Limitations and Exceptions: Net forest depletion is not the monetary value of deforestation. Roundwood and fuelwood production are different from deforestation, which represents a permanent change in land use and, thus, is not comparable. Areas logged out but intended for regeneration are not included in deforestation figures; rather, they are counted as producing timber depletion. Net forest depletion includes only timber values and does not include the loss of nontimber forest benefits and nonuse benefits. For both energy and mineral depletion, unit resource rent is calculated as (unit world price - average cost) / unit world price. Marginal cost should be used instead of average cost in order to calculate the true opportunity cost of extraction; however, marginal cost is difficult to compute and data are not readily available. Unit prices refer to international rather than local prices to reflect the social cost of natural resources depletion. This differs from methodologies of national accounts, which may use local prices to measure energy or mineral GDP. This difference explains eventual discrepancies in the values for energy or mineral depletion, verses energy or mineral GDP.

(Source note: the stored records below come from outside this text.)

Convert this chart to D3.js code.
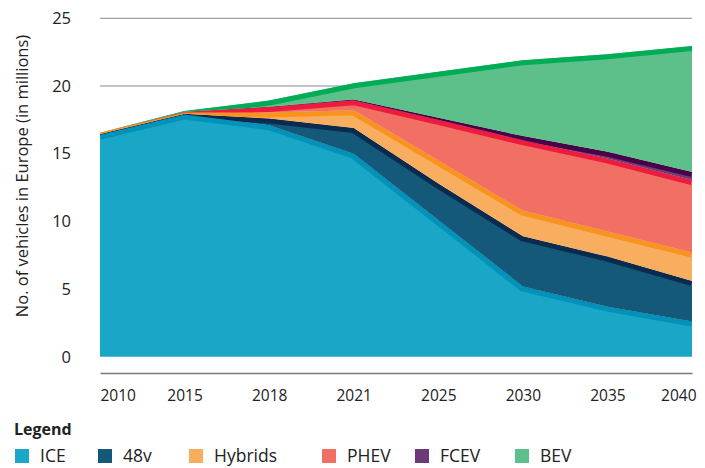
<!DOCTYPE html>
<html>
<head>
<meta charset="utf-8">
<script src="https://cdn.jsdelivr.net/npm/d3@7"></script>
<style>
  body { margin: 0; background: #fff; }
  svg { font-family: "Open Sans", sans-serif; }
</style>
</head>
<body>
<div id="chart"></div>
<script>
// years shown on the x axis (points are equally spaced)
var years = ["2010", "2015", "2018", "2021", "2025", "2030", "2035", "2040"];

// vehicles in Europe, millions
var ice     = [16.4, 17.9, 17.1, 15.0, 10.1, 5.2, 3.7, 2.6];
var v48     = [0.05, 0.05, 0.5, 1.9, 2.7, 3.7, 3.7, 3.0];
var hybrids = [0.1, 0.1, 0.45, 1.3, 1.7, 1.9, 1.85, 2.1];
var phev    = [0, 0.05, 0.4, 0.75, 3.0, 5.2, 5.4, 5.35];
var fcev    = [0, 0, 0.02, 0.05, 0.15, 0.3, 0.5, 0.6];
var bev     = [0, 0.05, 0.45, 1.2, 3.4, 5.6, 7.2, 9.3];

var seriesNames = ["ICE", "48v", "Hybrids", "PHEV", "FCEV", "BEV"];
var yTicks = [0, 5, 10, 15, 20, 25];

var fills   = ["#1aa7c7", "#14587a", "#f9ae5f", "#f26f63", "#6c3b78", "#5dbf8a"];
var strokes = ["#0092b8", "#0a2b4d", "#f7941e", "#ed1b3e", "#4a0048", "#00ad56"];

var data = years.map(function(yr, i) {
  return {
    year: yr,
    "ICE": ice[i],
    "48v": v48[i],
    "Hybrids": hybrids[i],
    "PHEV": phev[i],
    "FCEV": fcev[i],
    "BEV": bev[i]
  };
});

var svgWidth = 705;
var svgHeight = 468;

var svg = d3.select("#chart")
  .append("svg")
  .attr("width", svgWidth)
  .attr("height", svgHeight);

var x = d3.scalePoint()
  .domain(years)
  .range([100, 692]);

var y = d3.scaleLinear()
  .domain([0, 25])
  .range([356.8, 18.3]);

// grid lines
svg.append("g")
  .selectAll("line")
  .data(yTicks.filter(d => d > 0))
  .enter()
  .append("line")
  .attr("x1", 100)
  .attr("x2", 692)
  .attr("y1", d => y(d))
  .attr("y2", d => y(d))
  .attr("stroke", "#8a8a8a")
  .attr("stroke-width", 1);

var stacked = d3.stack().keys(seriesNames)(data);

var area = d3.area()
  .x(d => x(d.data.year))
  .y0(d => y(d[0]))
  .y1(d => y(d[1]));

var topLine = d3.line()
  .x(d => x(d.data.year))
  .y(d => y(d[1]));

var defs = svg.append("defs");

stacked.forEach(function(layer, i) {
  defs.append("clipPath")
    .attr("id", "clip" + i)
    .append("path")
    .attr("d", area(layer));

  svg.append("path")
    .attr("d", area(layer))
    .attr("fill", fills[i]);

  // darker band along the top edge, kept inside the layer
  svg.append("path")
    .attr("d", topLine(layer))
    .attr("fill", "none")
    .attr("stroke", strokes[i])
    .attr("stroke-width", 10)
    .attr("clip-path", "url(#clip" + i + ")");
});

// x axis
var xAxis = svg.append("g")
  .attr("transform", "translate(0, 373)")
  .call(d3.axisBottom(x).tickSize(0).tickSizeOuter(0));

xAxis.select(".domain")
  .attr("stroke", "#7a7a7a")
  .attr("stroke-width", 1.5);

xAxis.selectAll("text")
  .attr("font-family", "Open Sans, sans-serif")
  .attr("font-size", "15.5px")
  .attr("fill", "#222")
  .attr("dy", 0)
  .attr("y", 28);

xAxis.selectAll(".tick").filter(d => d === years[0]).select("text")
  .attr("text-anchor", "start");
xAxis.selectAll(".tick").filter(d => d === years[years.length - 1]).select("text")
  .attr("text-anchor", "end")
  .attr("x", 4);

// y axis
var yAxis = svg.append("g")
  .attr("transform", "translate(71, 0)")
  .call(d3.axisLeft(y).tickValues(yTicks).tickSize(0));

yAxis.select(".domain").remove();
yAxis.selectAll("text")
  .attr("font-family", "Open Sans, sans-serif")
  .attr("font-size", "16.5px")
  .attr("fill", "#222")
  .attr("x", 0);

svg.append("text")
  .attr("transform", "translate(28, 176) rotate(-90)")
  .attr("text-anchor", "middle")
  .attr("font-size", "16.5px")
  .attr("fill", "#222")
  .text("No. of vehicles in Europe (in millions)");

// legend
svg.append("text")
  .attr("x", 14)
  .attr("y", 435)
  .attr("font-size", "16px")
  .attr("font-weight", "bold")
  .attr("fill", "#222")
  .text("Legend");

var legendX = [15, 98, 189, 322, 415, 515];

var legend = svg.append("g")
  .selectAll("g")
  .data(seriesNames)
  .enter()
  .append("g")
  .attr("transform", (d, i) => `translate(${legendX[i]}, 0)`);

legend.append("rect")
  .attr("x", 0)
  .attr("y", 449)
  .attr("width", 14)
  .attr("height", 14)
  .attr("fill", (d, i) => fills[i]);

legend.append("text")
  .attr("x", 25)
  .attr("y", 462)
  .attr("font-size", "17.5px")
  .attr("fill", "#222")
  .text(d => d);
</script>
</body>
</html>
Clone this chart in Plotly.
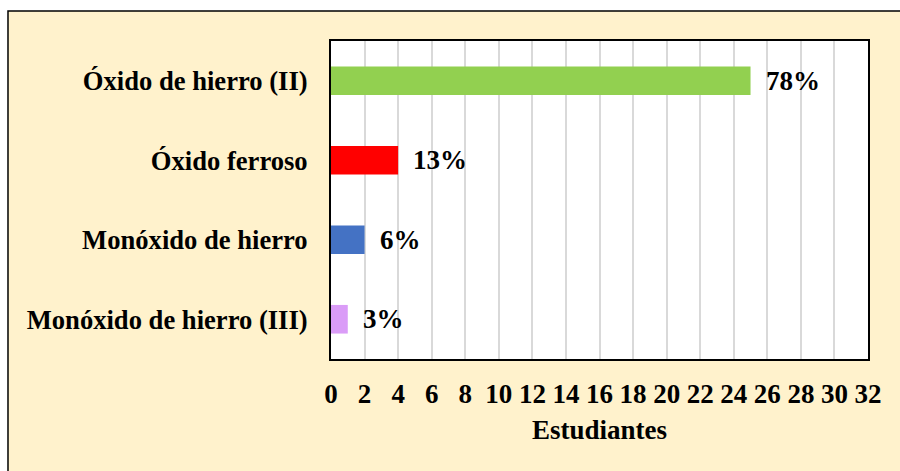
import plotly.graph_objects as go

# Respuestas: número de estudiantes por opción
categorias = ["Óxido de hierro (II)", "Óxido ferroso", "Monóxido de hierro", "Monóxido de hierro (III)"]
estudiantes = [25, 4, 2, 1]
porcentajes = ["78%", "13%", "6%", "3%"]
colores = ["#92D050", "#FF0000", "#4472C4", "#DA9CF7"]
ticks_x = list(range(0, 33, 2))

FUENTE = "Liberation Serif, Times New Roman, serif"
TAM = 27

fig = go.Figure(
    go.Bar(
        x=estudiantes,
        y=categorias,
        orientation="h",
        marker=dict(color=colores, line=dict(width=0)),
        width=0.36,
        hoverinfo="skip",
    )
)

# Etiquetas de porcentaje a la derecha de cada barra
for cat, val, pct in zip(categorias, estudiantes, porcentajes):
    fig.add_annotation(
        x=val, y=cat, text=f"<b>{pct}</b>", showarrow=False,
        xanchor="left", xshift=13, font=dict(family=FUENTE, size=TAM, color="black"),
    )

# Marco exterior con fondo crema y área de trazado blanca
fig.add_shape(type="rect", xref="paper", yref="paper", x0=-0.6015, x1=1.08, y0=-0.40, y1=1.0943,
              fillcolor="#FFF2CC", line=dict(color="black", width=1.5), layer="below")
fig.add_shape(type="rect", xref="paper", yref="paper", x0=0, x1=1, y0=0, y1=1,
              fillcolor="white", line=dict(width=0), layer="below")

fig.update_layout(
    width=900, height=471,
    margin=dict(l=331, r=32, t=41, b=112),
    paper_bgcolor="white",
    plot_bgcolor="rgba(0,0,0,0)",
    showlegend=False,
    font=dict(family=FUENTE, size=TAM, color="black"),
    xaxis=dict(
        range=[0, 32], tickvals=ticks_x, ticktext=[f"<b>{t}</b>" for t in ticks_x],
        showgrid=True, gridcolor="#D9D9D9", gridwidth=1.5, zeroline=False,
        showline=True, linecolor="black", linewidth=2, mirror=True,
        ticks="outside", ticklen=10, tickcolor="rgba(0,0,0,0)",
        title=dict(text="<b>Estudiantes</b>", standoff=12, font=dict(family=FUENTE, size=TAM)),
        tickfont=dict(family=FUENTE, size=TAM),
    ),
    yaxis=dict(
        categoryorder="array", categoryarray=categorias[::-1],
        tickvals=categorias, ticktext=[f"<b>{c}</b>" for c in categorias],
        showgrid=False, zeroline=False,
        showline=True, linecolor="black", linewidth=2, mirror=True,
        ticks="outside", ticklen=16, tickcolor="rgba(0,0,0,0)",
        tickfont=dict(family=FUENTE, size=26.6),
    ),
)

fig.write_html("out.html")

Statistical Concept and Methodology: Natural resources depletion is the sum of net forest depletion, energy depletion, and mineral depletion: Net forest depletion is the product of unit resource rents and the excess of roundwood harvest over natural growth. In a country where incremental growth exceeds wood extraction, net forest depletion would be zero, no matter the absolute volume or value of wood extracted. Energy depletion is the ratio of the present value of energy resource rents, discounted at 4 percent, to the exhaustion time of the resource (capped at 25 years). Rent is calculated as the product of unit resource rents and the physical quantities of energy resources extracted. It covers hard and soft coal, crude oil, and natural gas. Mineral depletion is the ratio of the present value of mineral resource rents, discounted at 4 percent, to the exhaustion time of the resource (capped at 25 years). Rent is calculated as the product of unit resource rents and the physical quantities of mineral extracted. It covers tin, gold, lead, zinc, iron, copper, nickel, silver, bauxite, and phosphate.